Também vai o grupo no social, ainda que de forma bem humorada, falar da tragi-comédia da miséria brasileira em "Pacato Cidadão", "Estivador" e "Esmola", onde se ouve que
"Eu tô cansado, meu bom, de dar esmola
Essa quota miserável da avareza
Se o pais não for pra cada um
Pode estar certo
Não vai ser nenhum"
e diz até que é necessário:
"Abolir a escravidão do caboclo brasileiro
Numa mão educação, na outra dinheiro." (Pacato Cidadão)
Personagens também são marcantes na discografia do grupo. Nesse disco, tem o misterioso "Sam" e, pricipalmente (a música mais executada do álbum) "Jackie Tequila", uma menina muito louca que vai no Funk, vai no Baião, vai no Reggae e que enlouquece o contador da estória, que resume a vida de Jackie numa estrofe que é cantada por todo mundo, nas rodas de violão e nos shows do skank, onde quer que ele toque, em duas notinhas, num reggae muito legal:
"Jackie foi nascer numa cabana em Noa Noa
Sol do Taiti na pele, nowboah
Seu pai cruzou o mar, duas filhas na canoa
Côco pra beber e leite de leoa
Jackie é uma menina tão bonita que enjoa
Enjôo de vertigem, viagem de avião
Hálito de virgem, dois olhos de amêndoa
Vaca, cadela, macaca e gazela
Linda toda, toda linda ela
Toda beleza se reconhece nela
Jackie Tequila, coca-cola e água
Égua, língua, mingua minha mágoa."
Comprei o disco, como falei, lá em 1995, mas perdi nas minhas idas e vindas pra João Pessoa, comprei outro dia, lá nas Americanas, novamente, bem baratinho.

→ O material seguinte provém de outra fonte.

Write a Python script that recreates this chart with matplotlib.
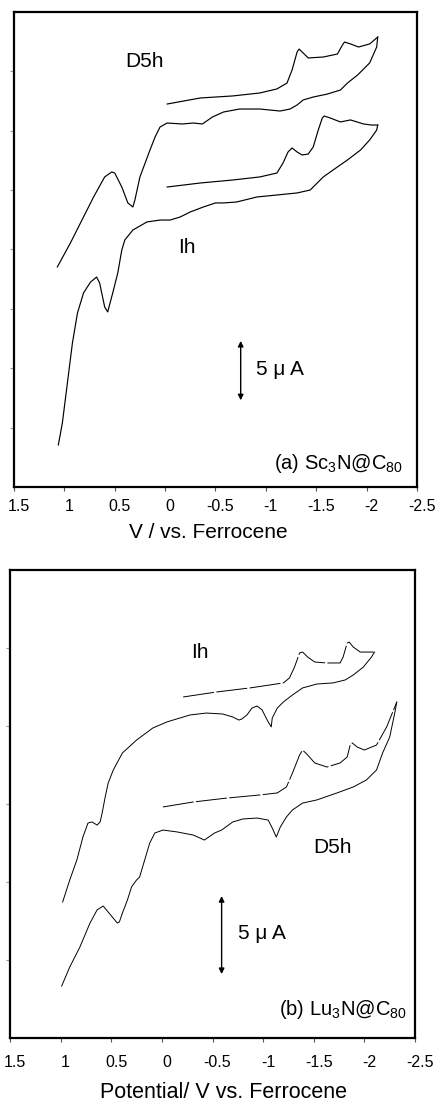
# coding:utf-8
'''
   function: cyclic voltammograms of Sc3N@C80 and Lu3N@C80 (Ih and D5h isomers)
'''
import matplotlib
matplotlib.use('Agg')
import matplotlib.pyplot as plt
import matplotlib.transforms as mtransforms

plt.rcParams['font.family'] = ['Liberation Sans', 'DejaVu Sans']
plt.rcParams['mathtext.default'] = 'regular'
plt.rcParams['lines.solid_joinstyle'] = 'round'
plt.rcParams['lines.dash_joinstyle'] = 'round'

x_ticks = [1.5, 1, 0.5, 0, -0.5, -1, -1.5, -2, -2.5]
x_tick_labels = ['1.5', '1', '0.5', '0', '-0.5', '-1', '-1.5', '-2', '-2.5']

# (a) Sc3N@C80  D5h  (V vs Fc, current in uA, arbitrary offset)
sc_d5h_fwd_v = [-0.02, -0.35, -0.67, -0.94, -1.11, -1.21, -1.26, -1.31, -1.33, -1.37,
                -1.42, -1.57, -1.71, -1.76, -1.78, -1.84, -1.92, -2.03, -2.11]
sc_d5h_fwd_i = [32.25, 32.76, 32.93, 33.18, 33.52, 34.02, 35.12, 36.63, 36.88, 36.55,
                36.13, 36.21, 36.46, 37.22, 37.47, 37.31, 37.05, 37.31, 37.89]
sc_d5h_rev_v = [-2.11, -2.10, -2.03, -1.91, -1.81, -1.74, -1.61, -1.47, -1.37, -1.31,
                -1.24, -1.14, -0.94, -0.74, -0.58, -0.47, -0.37, -0.28, -0.17, -0.02,
                0.05, 0.10, 0.15, 0.25, 0.30, 0.32, 0.37, 0.43, 0.50, 0.53,
                0.60, 0.71, 0.81, 0.94, 1.07]
sc_d5h_rev_i = [37.89, 37.05, 35.71, 34.69, 34.02, 33.43, 33.09, 32.84, 32.59, 32.17,
                31.83, 31.66, 31.83, 31.83, 31.58, 31.16, 30.57, 30.65, 30.57, 30.65,
                30.32, 29.47, 28.38, 26.11, 24.17, 23.58, 23.92, 25.26, 26.44, 26.53,
                26.11, 24.42, 22.74, 20.55, 18.53]

# (a) Sc3N@C80  Ih
sc_ih_fwd_v = [-0.02, -0.35, -0.67, -0.94, -1.11, -1.17, -1.22, -1.26, -1.31, -1.36,
               -1.42, -1.47, -1.52, -1.56, -1.58, -1.64, -1.74, -1.84, -1.97, -2.05, -2.11]
sc_ih_fwd_i = [25.26, 25.60, 25.85, 26.11, 26.44, 27.28, 28.21, 28.55, 28.21, 27.96,
               28.04, 28.63, 30.06, 31.07, 31.24, 31.07, 30.74, 30.91, 30.57, 30.48, 30.48]
sc_ih_rev_v = [-2.11, -2.10, -2.03, -1.94, -1.81, -1.71, -1.57, -1.44, -1.31, -1.11,
               -0.91, -0.71, -0.58, -0.50, -0.38, -0.25, -0.15, -0.05, 0.05, 0.18,
               0.32, 0.40, 0.43, 0.47, 0.52, 0.57, 0.60, 0.65, 0.68, 0.74,
               0.81, 0.87, 0.92, 0.97, 1.02, 1.06]
sc_ih_rev_i = [30.48, 30.06, 29.22, 28.38, 27.54, 26.95, 26.11, 25.01, 24.76, 24.59,
               24.42, 24.00, 23.92, 23.92, 23.58, 23.16, 22.74, 22.48, 22.48, 22.32,
               21.64, 20.80, 19.96, 18.02, 16.34, 14.74, 15.16, 17.18, 17.68, 17.26,
               16.34, 14.65, 12.13, 8.76, 5.39, 3.54]

# (b) Lu3N@C80  Ih
lu_ih_fwd_v = [-0.21, -0.54, -0.87, -1.20, -1.26, -1.31, -1.36, -1.39, -1.44, -1.51,
               -1.63, -1.76, -1.79, -1.83, -1.85, -1.89, -1.96, -2.08, -2.10]
lu_ih_fwd_i = [21.86, 22.18, 22.44, 22.76, 23.08, 23.78, 24.68, 24.74, 24.42, 24.10,
               24.04, 24.04, 24.42, 25.32, 25.38, 25.06, 24.74, 24.74, 24.74]
lu_ih_rev_v = [-2.10, -2.07, -1.99, -1.89, -1.81, -1.69, -1.53, -1.39, -1.29, -1.20,
               -1.14, -1.09, -1.08, -1.04, -0.99, -0.94, -0.89, -0.84, -0.79, -0.76,
               -0.70, -0.60, -0.44, -0.28, -0.11, -0.05, 0.09, 0.25, 0.39, 0.48,
               0.53, 0.56, 0.59, 0.61, 0.64, 0.69, 0.73, 0.78, 0.84, 0.91, 0.98]
lu_ih_rev_i = [24.74, 24.42, 23.78, 23.27, 22.95, 22.76, 22.69, 22.44, 21.99, 21.54,
               21.15, 20.51, 19.94, 20.38, 21.03, 21.28, 21.15, 20.71, 20.45, 20.38,
               20.58, 20.77, 20.83, 20.71, 20.38, 20.26, 19.87, 19.10, 18.27, 17.18,
               16.35, 15.45, 14.42, 13.85, 13.65, 13.85, 13.78, 12.88, 11.41, 10.13, 8.72]

# (b) Lu3N@C80  D5h
lu_d5h_fwd_v = [-0.01, -0.31, -0.64, -0.97, -1.14, -1.23, -1.29, -1.36, -1.39, -1.44,
                -1.51, -1.63, -1.76, -1.83, -1.86, -1.88, -1.93, -2.00, -2.12, -2.22,
                -2.28, -2.32]
lu_d5h_fwd_i = [14.81, 15.13, 15.38, 15.58, 15.71, 16.09, 16.99, 18.14, 18.46, 18.14,
                17.63, 17.37, 17.63, 18.01, 18.78, 18.91, 18.65, 18.46, 18.78, 19.94,
                20.90, 21.54]
lu_d5h_rev_v = [-2.32, -2.30, -2.25, -2.18, -2.12, -2.02, -1.89, -1.73, -1.53, -1.39,
                -1.29, -1.23, -1.17, -1.13, -1.09, -1.05, -0.94, -0.80, -0.70, -0.59,
                -0.52, -0.42, -0.31, -0.15, -0.01, 0.07, 0.12, 0.17, 0.22, 0.25,
                0.30, 0.34, 0.39, 0.42, 0.44, 0.49, 0.58, 0.64, 0.71, 0.81, 0.91, 0.99]
lu_d5h_rev_i = [21.54, 20.83, 19.29, 18.27, 17.18, 16.54, 16.09, 15.71, 15.26, 15.06,
                14.62, 14.17, 13.53, 12.88, 13.46, 13.97, 14.10, 14.04, 13.85, 13.33,
                13.14, 12.69, 13.01, 13.21, 13.33, 13.14, 12.50, 11.41, 10.32, 10.13,
                9.68, 8.85, 8.01, 7.44, 7.37, 7.76, 8.46, 8.21, 7.37, 5.83, 4.55, 3.33]


# 坐标轴外观
def style_axes(ax, ylim, pad):
    ax.set_xlim(1.5, -2.5)
    ax.set_ylim(*ylim)
    ax.set_xticks(x_ticks)
    ax.set_xticklabels(x_tick_labels)
    ax.set_yticks(list(range(5, int(ylim[1]), 5)))
    ax.tick_params(axis='x', direction='out', length=3, width=0.8, color='#555555',
                   labelsize=11.5, pad=pad)
    ax.tick_params(axis='y', direction='out', length=3, width=0.8, color='#999999',
                   labelleft=False)
    for s in ax.spines.values():
        s.set_linewidth(1.6)
    shift = mtransforms.ScaledTranslation(5 / 100, 0, ax.figure.dpi_scale_trans)
    for lab in ax.get_xticklabels():
        lab.set_transform(lab.get_transform() + shift)


def scale_bar(ax, v, i0, txt_v):
    ax.annotate('', xy=(v, i0), xytext=(v, i0 + 5),
                arrowprops=dict(arrowstyle='<|-|>', color='black', lw=1.0,
                                mutation_scale=8, shrinkA=0, shrinkB=0))
    ax.text(txt_v, i0 + 2.6, u'5 \u03bc A', fontsize=15, va='center', ha='left')


fig = plt.figure(figsize=(4.43, 11.01), dpi=100)

# (a)
ax1 = fig.add_axes([0.0316, 0.5577, 0.9097, 0.4314])
ax1.plot(sc_d5h_fwd_v, sc_d5h_fwd_i, color='black', lw=0.85)
ax1.plot(sc_d5h_rev_v, sc_d5h_rev_i, color='black', lw=0.85)
ax1.plot(sc_ih_fwd_v, sc_ih_fwd_i, color='black', lw=0.85)
ax1.plot(sc_ih_rev_v, sc_ih_rev_i, color='black', lw=0.85)
style_axes(ax1, (0, 40), 6)
ax1.text(0.20, 35.8, 'D5h', fontsize=15, ha='center', va='center')
ax1.text(-0.22, 20.2, 'Ih', fontsize=15, ha='center', va='center')
scale_bar(ax1, -0.75, 7.3, -0.90)
ax1.text(-2.36, 2.0, '(a) Sc$_3$N@C$_{80}$', fontsize=14.5, ha='right', va='center')
ax1.set_xlabel('V / vs. Ferrocene', fontsize=15)
ax1.xaxis.set_label_coords(0.481, -0.076)

# (b)
ax2 = fig.add_axes([0.0226, 0.0572, 0.9142, 0.4251])
ax2.plot(lu_ih_fwd_v, lu_ih_fwd_i, color='black', lw=0.7, dashes=(32, 2.5))
ax2.plot(lu_ih_rev_v, lu_ih_rev_i, color='black', lw=0.7)
ax2.plot(lu_d5h_fwd_v, lu_d5h_fwd_i, color='black', lw=0.7, dashes=(32, 2.5))
ax2.plot(lu_d5h_rev_v, lu_d5h_rev_i, color='black', lw=0.7)
style_axes(ax2, (0, 30), 9)
ax2.text(-0.375, 24.7, 'Ih', fontsize=15, ha='center', va='center')
ax2.text(-1.69, 12.2, 'D5h', fontsize=15, ha='center', va='center')
scale_bar(ax2, -0.59, 4.1, -0.75)
ax2.text(-2.42, 1.8, '(b) Lu$_3$N@C$_{80}$', fontsize=14.5, ha='right', va='center')
ax2.set_xlabel('Potential/ V vs. Ferrocene', fontsize=15.5)
ax2.xaxis.set_label_coords(0.528, -0.093)

fig.savefig('out.png', dpi=100)
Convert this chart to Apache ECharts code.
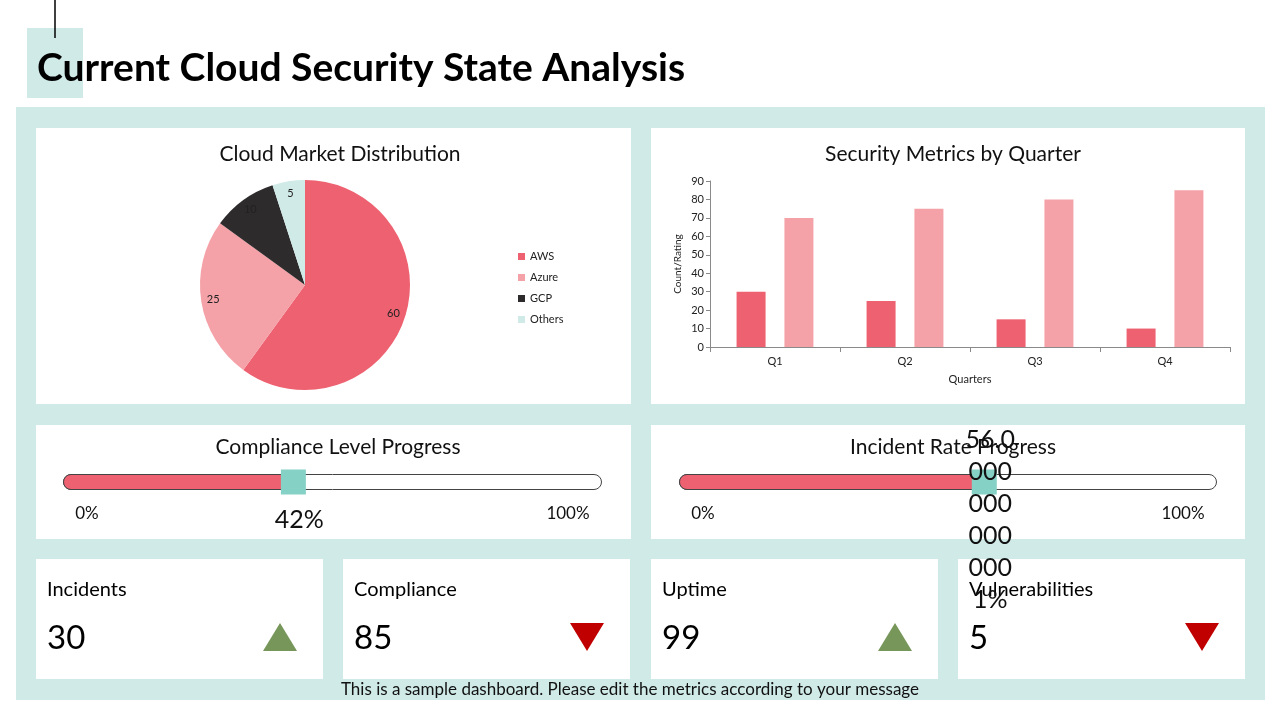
<!DOCTYPE html>
<html>
<head>
<meta charset="utf-8">
<title>Current Cloud Security State Analysis</title>
<script src="https://cdn.jsdelivr.net/npm/echarts@6/dist/echarts.min.js"></script>
<style>
  html, body { margin: 0; padding: 0; background: #fff; }
  #main { width: 1280px; height: 720px; }
</style>
</head>
<body>
<div id="main"></div>
<script>
// data
const pieNames = ['AWS', 'Azure', 'GCP', 'Others'];
const pieValues = [60, 25, 10, 5];
const quarters = ['Q1', 'Q2', 'Q3', 'Q4'];
const incidentCounts = [30, 25, 15, 10];
const complianceRatings = [70, 75, 80, 85];
const complianceLevel = 0.42;
const incidentRate = 0.56;
const kpiNames = ['Incidents', 'Compliance', 'Uptime', 'Vulnerabilities'];
const kpiValues = [30, 85, 99, 5];
const kpiTrends = ['up', 'down', 'up', 'down'];

const FONT = 'Lato, "Noto Sans", sans-serif';
const RED = '#ee6170';
const PINK = '#f4a1a7';
const DARK = '#2e2b2d';
const TEAL_LIGHT = '#cfeae7';
const TEAL = '#86d1c6';

const chart = echarts.init(document.getElementById('main'));

// card layout
const kpiX = [36, 343, 651, 958];
const cards = [
    [36, 128, 595, 276], [651, 128, 594, 276],
    [36, 425, 595, 114], [651, 425, 594, 114]
];
kpiX.forEach(function (x) { cards.push([x, 559, 287, 120]); });

const graphics = [
    { type: 'rect', z: -20, shape: { x: 16, y: 107, width: 1249, height: 593 }, style: { fill: TEAL_LIGHT } },
    { type: 'rect', z: -20, shape: { x: 27, y: 28, width: 56, height: 70 }, style: { fill: TEAL_LIGHT } },
    { type: 'line', z: -20, shape: { x1: 55, y1: 0, x2: 55, y2: 38 }, style: { stroke: '#000', lineWidth: 1.5 } },
    { type: 'text', z: -10, x: 37, y: 68, style: { text: 'Current Cloud Security State Analysis', font: 'bold 39px ' + FONT, fill: '#000', verticalAlign: 'middle' } },
    { type: 'text', z: -10, x: 630, y: 690, style: { text: 'This is a sample dashboard. Please edit the metrics according to your message', font: '17px ' + FONT, fill: '#111', align: 'center', verticalAlign: 'middle' } }
];
cards.forEach(function (c) {
    graphics.push({ type: 'rect', z: -15, shape: { x: c[0], y: c[1], width: c[2], height: c[3] }, style: { fill: '#fff' } });
});

// progress labels
[[63, 602], [679, 1217]].forEach(function (b) {
    graphics.push({ type: 'text', z: -10, x: b[0] + 24, y: 514, style: { text: '0%', font: '17px ' + FONT, fill: '#111', align: 'center', verticalAlign: 'middle' } });
    graphics.push({ type: 'text', z: -10, x: b[1] - 34, y: 514, style: { text: '100%', font: '17px ' + FONT, fill: '#111', align: 'center', verticalAlign: 'middle' } });
});

// kpi cards
kpiNames.forEach(function (name, i) {
    const x = kpiX[i];
    graphics.push({ type: 'text', z: -10, x: x + 11, y: 590, style: { text: name, font: '20px ' + FONT, fill: '#000', verticalAlign: 'middle' } });
    graphics.push({ type: 'text', z: -10, x: x + 11, y: 638, style: { text: String(kpiValues[i]), font: '33px ' + FONT, fill: '#000', verticalAlign: 'middle' } });
    const tx = x + 244;
    const pts = kpiTrends[i] === 'up'
        ? [[tx - 17, 651], [tx + 17, 651], [tx, 623]]
        : [[tx - 17, 623], [tx + 17, 623], [tx, 651]];
    graphics.push({ type: 'polygon', z: -10, shape: { points: pts }, style: { fill: kpiTrends[i] === 'up' ? '#77965a' : '#c00000' } });
});

function pctLabel(v) {
    return String(v * 100) + '%';
}

function progressSeries(idx, value) {
    return [
        { type: 'bar', xAxisIndex: idx, yAxisIndex: idx, data: [100], barWidth: 16, barGap: '-100%', silent: true,
          itemStyle: { color: '#fff', borderColor: '#444', borderWidth: 1, borderRadius: 8 } },
        { type: 'bar', xAxisIndex: idx, yAxisIndex: idx, data: [value * 100], barWidth: 16, barGap: '-100%', silent: true,
          itemStyle: { color: RED, borderColor: '#444', borderWidth: 1, borderRadius: [8, 0, 0, 8] } },
        { type: 'scatter', xAxisIndex: idx, yAxisIndex: idx, data: [[value * 100, 0]], symbol: 'rect', symbolSize: 25,
          symbolOffset: [4, 0],
          itemStyle: { color: TEAL, opacity: 1 }, z: 5,
          label: { show: true, position: 'inside', offset: [6, 38], formatter: function () { return pctLabel(value); },
                   width: 52, overflow: 'breakAll', lineHeight: 32, fontSize: 25, fontFamily: FONT, color: '#111' } }
    ];
}

const hiddenValueAxis = function (grid) {
    return { type: 'value', gridIndex: grid, min: 0, max: 100, show: false };
};
const hiddenCatAxis = function (grid) {
    return { type: 'category', gridIndex: grid, data: ['p'], show: false };
};

const titleStyle = { fontSize: 21, fontWeight: 'normal', color: '#111', fontFamily: FONT };

const option = {
    backgroundColor: '#fff',
    animation: false,
    textStyle: { fontFamily: FONT },
    title: [
        { text: 'Cloud Market Distribution', left: 335, top: 139, textAlign: 'center', textStyle: titleStyle },
        { text: 'Security Metrics by Quarter', left: 948, top: 139, textAlign: 'center', textStyle: titleStyle },
        { text: 'Compliance Level Progress', left: 333, top: 432, textAlign: 'center', textStyle: titleStyle },
        { text: 'Incident Rate Progress', left: 948, top: 432, textAlign: 'center', textStyle: titleStyle }
    ],
    legend: {
        data: pieNames, orient: 'vertical', left: 513, top: 246, itemWidth: 7, itemHeight: 7, itemGap: 10,
        icon: 'rect', textStyle: { fontSize: 11, color: '#222', fontFamily: FONT }
    },
    grid: [
        { left: 710, right: 50, top: 181, bottom: 373 },
        { left: 63, width: 539, top: 474, height: 16 },
        { left: 679, width: 538, top: 474, height: 16 }
    ],
    xAxis: [
        {
            type: 'category', gridIndex: 0, data: quarters,
            name: 'Quarters', nameLocation: 'middle', nameGap: 27,
            nameTextStyle: { fontSize: 11, color: '#222' },
            axisLine: { lineStyle: { color: '#8a8a8a' } },
            axisTick: { show: true, length: 5, lineStyle: { color: '#8a8a8a' } },
            axisLabel: { fontSize: 11, color: '#222', margin: 9 }
        },
        hiddenValueAxis(1),
        hiddenValueAxis(2)
    ],
    yAxis: [
        {
            type: 'value', gridIndex: 0, min: 0, max: 90, interval: 10,
            name: 'Count/Rating', nameLocation: 'middle', nameGap: 27, nameRotate: 90,
            nameTextStyle: { fontSize: 10, color: '#222' },
            axisLine: { show: true, lineStyle: { color: '#8a8a8a' } },
            axisTick: { show: true, length: 4, lineStyle: { color: '#8a8a8a' } },
            axisLabel: { fontSize: 11, color: '#222', margin: 6 },
            splitLine: { show: false }
        },
        hiddenCatAxis(1),
        hiddenCatAxis(2)
    ],
    series: [
        {
            type: 'pie', center: [305, 285], radius: 105, startAngle: 90, clockwise: true,
            color: [RED, PINK, DARK, TEAL_LIGHT],
            data: pieNames.map(function (n, i) { return { name: n, value: pieValues[i] }; }),
            label: { show: false }, labelLine: { show: false }, emphasis: { disabled: true }
        },
        {
            type: 'pie', center: [305, 285], radius: [75, 105], startAngle: 90, clockwise: true, silent: true,
            data: pieNames.map(function (n, i) { return { name: n, value: pieValues[i] }; }),
            itemStyle: { color: 'rgba(0,0,0,0)' },
            label: { show: true, position: 'inside', formatter: '{c}', fontSize: 11, color: '#222', fontFamily: FONT },
            labelLine: { show: false }, emphasis: { disabled: true }
        },
        {
            type: 'bar', name: 'Incidents', xAxisIndex: 0, yAxisIndex: 0, data: incidentCounts,
            barWidth: 29, barGap: '65%', itemStyle: { color: RED }
        },
        {
            type: 'bar', name: 'Compliance Rating', xAxisIndex: 0, yAxisIndex: 0, data: complianceRatings,
            barWidth: 29, barGap: '65%', itemStyle: { color: PINK }
        }
    ].concat(progressSeries(1, complianceLevel), progressSeries(2, incidentRate)),
    graphic: graphics
};

chart.setOption(option);
</script>
</body>
</html>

É disco que pode ser tocado a qualquer hora, em qualquer lugar, porque empolga seja lá quem estiver ouvido. E de lambuja, ainda traz o Rei, na voz do Samuel, fazendo certa apologia, em "É proibido fumar", música que inclusive entrou para um projeto de Frejat para canções de Roberto interpretadas por outros artistas.
Esse é o calango. Brasileiro como o bicho e como a cultura do país. Um disco singular que mistura tendências jamaicanas que se encaixaram com o jeitão brasileiro de fazer música desse grupo mineiro que acertou em cheio na escolha do repertório e de como executá-lo com perfeição, agregando os valores da música brasileira a elementos eletrônicos e que resultou num dos melhores discos brasileiros da Música Popular que conheço.